Carbon tax challenge will cost 'hundreds of thousands' of dollars, says Sask. justice minister
Provincial ministers in Saskatoon to plan strategy as carbon tax fight moves to the Supreme Court
Politicians fighting the federal carbon tax say action is needed on climate change, but remedies should be left to the provinces.
"Climate change is caused by human activities and is a serious threat … but it is a challenge that the provinces are equipped to deal with," Saskatchewan Attorney General Don Morgan said following a meeting Tuesday in Saskatoon.
The meeting included the attorneys general of Saskatchewan, Alberta, Ontario and New Brunswick, who made a public statement Tuesday afternoon about their upcoming hearing at the Supreme Court of Canada.
Morgan said the cost of the legal challenges will run in the "hundreds of thousands" of dollars in Saskatchewan alone.
Under the federal government's pan-Canadian climate framework, all provinces are required to come up with a method to price carbon in order to reduce climate-altering carbon emissions.
On May 3, the Saskatchewan Court of Appeal ruled in a 3-2 decision that the federal government's carbon tax, imposed on provinces deemed not to have sufficient plans of their own, is constitutional.
Saskatchewan and then Ontario launched appeals to the Supreme Court. Alberta, Ontario and New Brunswick have registered as interveners in the Saskatchewan challenge.
"This is mission-critical, it's the future of our province," Alberta Attorney General Doug Schweitzer said of the court fight.
It's unclear whether the provinces will make any new points.
Ontario Attorney General Doug Downey said they plan to put forward a "vigorous" argument to the Supreme Court Dec. 5.
New Brunswick Attorney General Andrea Anderson-Mason said her province reduced emissions on its own by more than a quarter, and should be allowed to continue without federal intervention.
Carbon pricing essential, environmentalist says
However, one environmentalist said carbon pricing is exactly what these provinces need.
"Market prices influence people's behaviour. It seems like an eminently sensible way of approaching the greenhouse gas problem," Saskatchewan Environmental Society board member Ann Coxworth said.

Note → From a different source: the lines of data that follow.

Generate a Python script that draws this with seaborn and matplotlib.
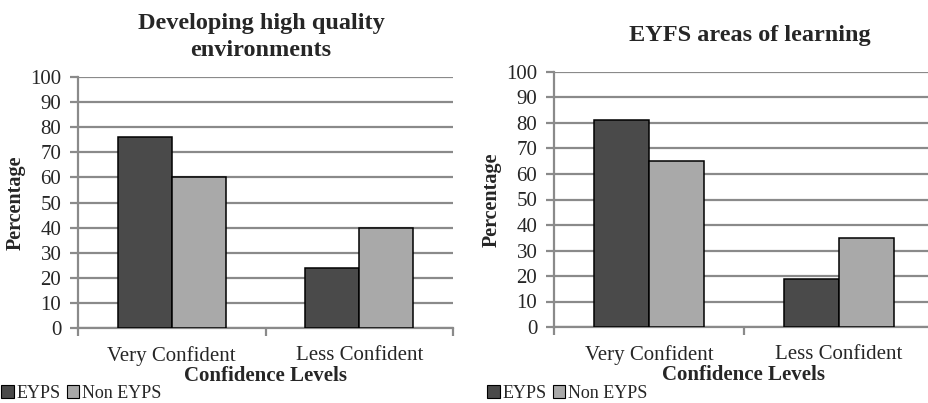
import matplotlib
matplotlib.use("Agg")
import matplotlib.pyplot as plt
import seaborn as sns
import pandas as pd
from matplotlib.patches import Patch

# Survey results: share of practitioners by confidence level
categories = ["Very Confident", "Less Confident"]
groups = ["EYPS", "Non EYPS"]
env_eyps = [76, 24]
env_non_eyps = [60, 40]
eyfs_eyps = [81, 19]
eyfs_non_eyps = [65, 35]
y_ticks = list(range(0, 101, 10))

titles = ["Developing high quality\nenvironments", "EYFS areas of learning"]
x_label = "Confidence Levels"
y_label = "Percentage"

dark = "#4a4a4a"
light = "#a9a9a9"
grid_grey = "#8a8a8a"

sns.set_style("white")
plt.rcParams["font.family"] = ["Liberation Serif", "DejaVu Serif"]


def frame(eyps, non_eyps):
    return pd.DataFrame({
        "level": categories * 2,
        "pct": list(eyps) + list(non_eyps),
        "group": [groups[0]] * len(categories) + [groups[1]] * len(categories),
    })


W, H = 929, 403
fig = plt.figure(figsize=(W / 100, H / 100), dpi=100)
fig.patch.set_facecolor("white")

# axes rectangles in pixels: left, top, right, bottom
boxes = [(78, 77, 453, 328), (554, 72, 934, 327)]
datasets = [(env_eyps, env_non_eyps), (eyfs_eyps, eyfs_non_eyps)]
title_top = [0.968, 0.938]
title_x = [261, 750]
legend_x = [1, 487]

for i, ((l, t, r, b), (e, n)) in enumerate(zip(boxes, datasets)):
    ax = fig.add_axes([l / W, (H - b) / H, (r - l) / W, (b - t) / H])
    sns.barplot(data=frame(e, n), x="level", y="pct", hue="group",
                order=categories, hue_order=groups,
                palette=[dark, light], width=0.576, edgecolor="black",
                linewidth=1.1, saturation=1, legend=False, ax=ax, zorder=3)
    ax.set_xlim(-0.5, 1.5)
    ax.set_ylim(0, 100)
    ax.set_yticks(y_ticks)
    ax.set_axisbelow(True)
    ax.yaxis.grid(True, color=grid_grey, lw=1.6)
    for s in ["top", "right"]:
        ax.spines[s].set_visible(False)
    for s in ["left", "bottom"]:
        ax.spines[s].set_color(grid_grey)
        ax.spines[s].set_linewidth(1.6)
    ax.tick_params(axis="y", length=6, width=1.6, color=grid_grey,
                   labelsize=15, pad=6, left=True)
    ax.tick_params(axis="x", which="major", length=0, labelsize=15, pad=13)
    ax.set_xticks([-0.5, 0.5, 1.5], minor=True)
    ax.tick_params(axis="x", which="minor", length=6, width=1.6,
                   color=grid_grey, bottom=True)
    ax.set_xlabel(x_label, fontsize=15, fontweight="bold", labelpad=0)
    ax.set_ylabel(y_label, fontsize=14.5, fontweight="bold", labelpad=3)

    fig.text(title_x[i] / W, title_top[i], titles[i], ha="center", va="top",
             fontsize=17.5, fontweight="bold", linespacing=1.4)

    handles = [Patch(facecolor=dark, edgecolor="black", lw=0.8),
               Patch(facecolor=light, edgecolor="black", lw=0.8)]
    fig.legend(handles, groups, loc="lower left",
               bbox_to_anchor=(legend_x[i] / W, 1 / H), ncol=2,
               frameon=False, fontsize=13, handlelength=0.7,
               handleheight=0.7, handletextpad=0.15, columnspacing=0.35,
               borderpad=0, borderaxespad=0)

fig.savefig("out.png", dpi=100, facecolor="white")
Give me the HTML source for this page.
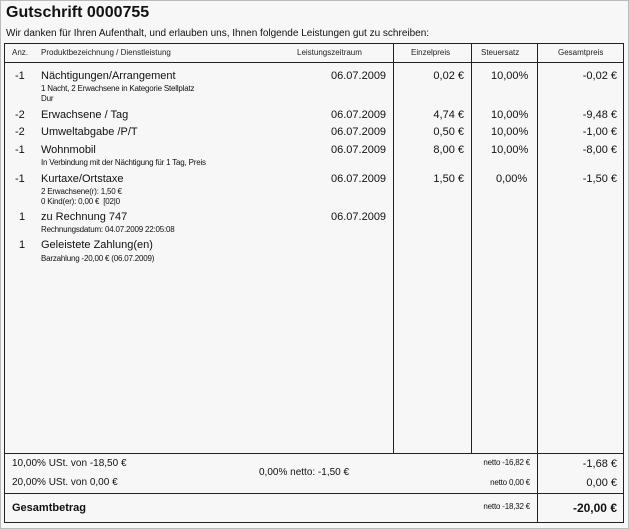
<!DOCTYPE html>
<html><head><meta charset="utf-8"><style>
body{margin:0;width:629px;height:529px;background:#f7f7f7;font-family:"Liberation Sans",sans-serif;color:#111;position:relative;overflow:hidden}
.frame{position:absolute;left:0;top:0;width:627px;height:527px;border:1px solid #bbb}
div.t{position:absolute;white-space:nowrap}
.m{font-size:11px}
.s{font-size:8px;letter-spacing:-0.2px}
.h{font-size:8px;color:#222}
.r{text-align:right}
.c{text-align:center}
.l{position:absolute;background:#222}
</style></head><body>
<div class="frame"></div>
<div class="t" style="left:6px;top:4px;font-size:16px;font-weight:bold">Gutschrift 0000755</div>
<div class="t" style="left:6px;top:28px;font-size:10px">Wir danken für Ihren Aufenthalt, und erlauben uns, Ihnen folgende Leistungen gut zu schreiben:</div>
<!-- box -->
<div class="l" style="left:4px;top:43px;width:620px;height:1px"></div>
<div class="l" style="left:4px;top:43px;width:1px;height:480px"></div>
<div class="l" style="left:623px;top:43px;width:1px;height:480px"></div>
<div class="l" style="left:4px;top:522px;width:620px;height:1px"></div>
<div class="l" style="left:4px;top:62px;width:620px;height:1px"></div>
<div class="l" style="left:4px;top:453px;width:620px;height:1px"></div>
<div class="l" style="left:4px;top:493px;width:620px;height:1px"></div>
<div class="l" style="left:393px;top:43px;width:1px;height:410px"></div>
<div class="l" style="left:471px;top:43px;width:1px;height:410px"></div>
<div class="l" style="left:537px;top:43px;width:1px;height:480px"></div>
<!-- header -->
<div class="t h" style="left:12px;top:48px">Anz.</div>
<div class="t h" style="left:41px;top:48px">Produktbezeichnung / Dienstleistung</div>
<div class="t h" style="left:297px;top:48px">Leistungszeitraum</div>
<div class="t h" style="left:411px;top:48px">Einzelpreis</div>
<div class="t h" style="left:481px;top:48px">Steuersatz</div>
<div class="t h" style="left:558px;top:48px">Gesamtpreis</div>
<!-- rows -->
<div class="t m" style="left:15px;top:70px">-1</div>
<div class="t m" style="left:41px;top:70px">Nächtigungen/Arrangement</div>
<div class="t s" style="left:41px;top:84px">1 Nacht, 2 Erwachsene in Kategorie Stellplatz</div>
<div class="t s" style="left:41px;top:94px">Dur</div>
<div class="t m" style="left:15px;top:109px">-2</div>
<div class="t m" style="left:41px;top:109px">Erwachsene / Tag</div>
<div class="t m" style="left:15px;top:126px">-2</div>
<div class="t m" style="left:41px;top:126px">Umweltabgabe /P/T</div>
<div class="t m" style="left:15px;top:144px">-1</div>
<div class="t m" style="left:41px;top:144px">Wohnmobil</div>
<div class="t s" style="left:41px;top:158px">In Verbindung mit der Nächtigung für 1 Tag, Preis</div>
<div class="t m" style="left:15px;top:173px">-1</div>
<div class="t m" style="left:41px;top:173px">Kurtaxe/Ortstaxe</div>
<div class="t s" style="left:41px;top:187px">2 Erwachsene(r): 1,50 €</div>
<div class="t s" style="left:41px;top:197px">0 Kind(er): 0,00 €&nbsp; [02|0</div>
<div class="t m" style="left:19px;top:211px">1</div>
<div class="t m" style="left:41px;top:211px">zu Rechnung 747</div>
<div class="t s" style="left:41px;top:225px">Rechnungsdatum: 04.07.2009 22:05:08</div>
<div class="t m" style="left:19px;top:239px">1</div>
<div class="t m" style="left:41px;top:239px">Geleistete Zahlung(en)</div>
<div class="t s" style="left:41px;top:254px">Barzahlung -20,00 € (06.07.2009)</div>
<!-- right columns -->
<div class="t m" style="left:331px;top:70px">06.07.2009</div>
<div class="t m" style="left:331px;top:109px">06.07.2009</div>
<div class="t m" style="left:331px;top:126px">06.07.2009</div>
<div class="t m" style="left:331px;top:144px">06.07.2009</div>
<div class="t m" style="left:331px;top:173px">06.07.2009</div>
<div class="t m" style="left:331px;top:211px">06.07.2009</div>
<div class="t m r" style="left:400px;width:64px;top:70px">0,02 €</div>
<div class="t m r" style="left:400px;width:64px;top:109px">4,74 €</div>
<div class="t m r" style="left:400px;width:64px;top:126px">0,50 €</div>
<div class="t m r" style="left:400px;width:64px;top:144px">8,00 €</div>
<div class="t m r" style="left:400px;width:64px;top:173px">1,50 €</div>
<div class="t m" style="left:491px;top:70px">10,00%</div>
<div class="t m" style="left:491px;top:109px">10,00%</div>
<div class="t m" style="left:491px;top:126px">10,00%</div>
<div class="t m" style="left:491px;top:144px">10,00%</div>
<div class="t m" style="left:496px;top:173px">0,00%</div>
<div class="t m r" style="left:540px;width:77px;top:70px">-0,02 €</div>
<div class="t m r" style="left:540px;width:77px;top:109px">-9,48 €</div>
<div class="t m r" style="left:540px;width:77px;top:126px">-1,00 €</div>
<div class="t m r" style="left:540px;width:77px;top:144px">-8,00 €</div>
<div class="t m r" style="left:540px;width:77px;top:173px">-1,50 €</div>
<!-- footer -->
<div class="t" style="left:12px;top:458px;font-size:10px">10,00% USt. von -18,50 €</div>
<div class="t" style="left:12px;top:477px;font-size:10px">20,00% USt. von 0,00 €</div>
<div class="t" style="left:259px;top:467px;font-size:10px">0,00% netto: -1,50 €</div>
<div class="t s r" style="left:440px;width:90px;top:458px">netto -16,82 €</div>
<div class="t s r" style="left:440px;width:90px;top:478px">netto 0,00 €</div>
<div class="t m r" style="left:540px;width:77px;top:458px">-1,68 €</div>
<div class="t m r" style="left:540px;width:77px;top:477px">0,00 €</div>
<div class="t" style="left:12px;top:502px;font-size:11px;font-weight:bold">Gesamtbetrag</div>
<div class="t s r" style="left:440px;width:90px;top:502px">netto -18,32 €</div>
<div class="t r" style="left:540px;width:77px;top:501px;font-size:12px;font-weight:bold">-20,00 €</div>
</body></html>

Coxworth said carbon pricing has been shown to reduce emissions in other jurisdictions, so it's reasonable to expect it would be successful in places such as Saskatchewan.
She said it's essential to act now, especially in Saskatchewan where per capita emissions are extremely high.
"The increase in greenhouse gases is causing climate disruption, so we have to do our share," Coxworth said.